There is a more practical advantage to dry frying rather than roasting, particularly if you have an Aga. Out of sight is out of mind, and you cannot smell burning in an Aga oven – unless you have iron discipline and no distractions it is easy to forget about something which is time-sensitive after just a couple of minutes. So it’s much better to do this on the hob where you can see, second by second, what is happening.

The technique brings out the flavour of seeds and nut, and even spices (see paprika and tomato sauce for example). All you need to do is to fry them in a good (ideally cast iron) frying pan (my pancake pan is, for example, perfect for this purpose and I don’t use it for anything other than that purpose other than, of course, pancakes) over a gentle heat. Jiggle and shake the pan every now and again to move the seeds or nuts around. Two or three minutes is enough – when you start to smell the aroma they are ready.

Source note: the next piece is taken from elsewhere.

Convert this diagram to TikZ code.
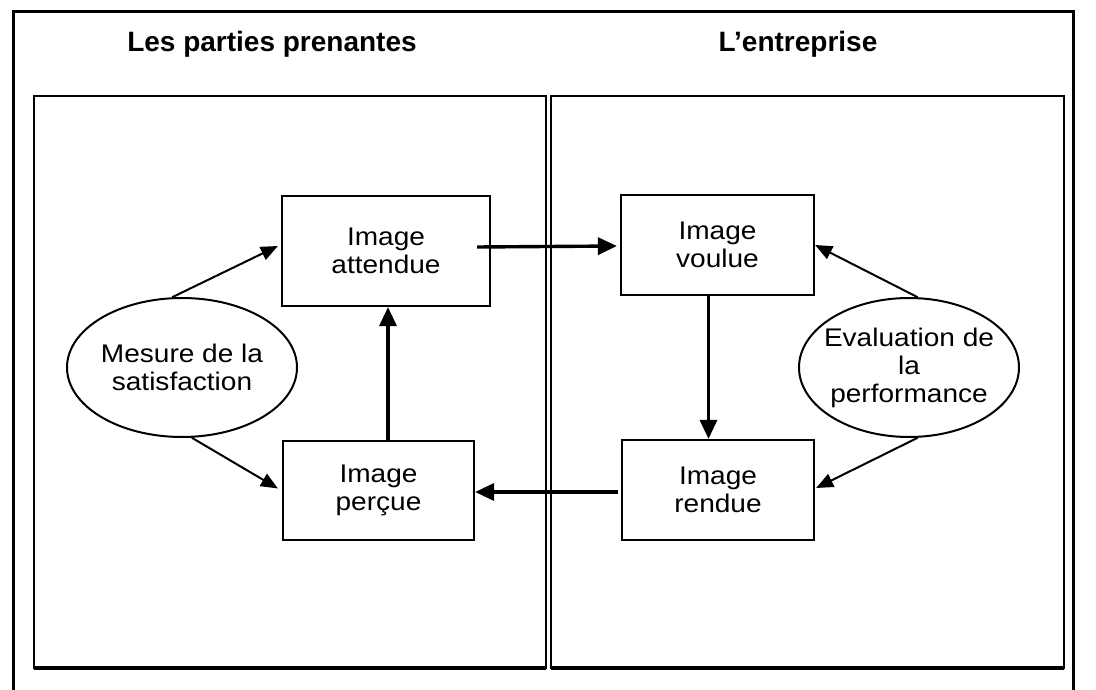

Purists (Tony Kitous and Dan Lepard of Comptoir Libanais for example) would say that pine nuts are better toasted on a tray in the oven as they cook unevenly in a frying pan, but I say that Life Is Too Short. You do really need a good, dedicated frying pan for this – the one you use for pancakes is fine. See the best pancake pan.

 

Dry frying steak, fish and bacon

It’s also possible (and increasingly popular in these health conscious times) to dry fry steak, fish pieces (the more solid fish such as monk fish), and bacon. In the case of less fatty meat or fish, massage a little (flavoured if you have it) oil and some pepper onto the surface. Otherwise just get the surface of the pan good and hot and then just LEAVE it, do NOT joggle or you will break the crust that’s forming (more on why here). Once formed you should be able to detach the meat or fish easily from the pan’s surface, it should just slip away, completely dry. You can then flip the food over and follow the same procedure for the other side.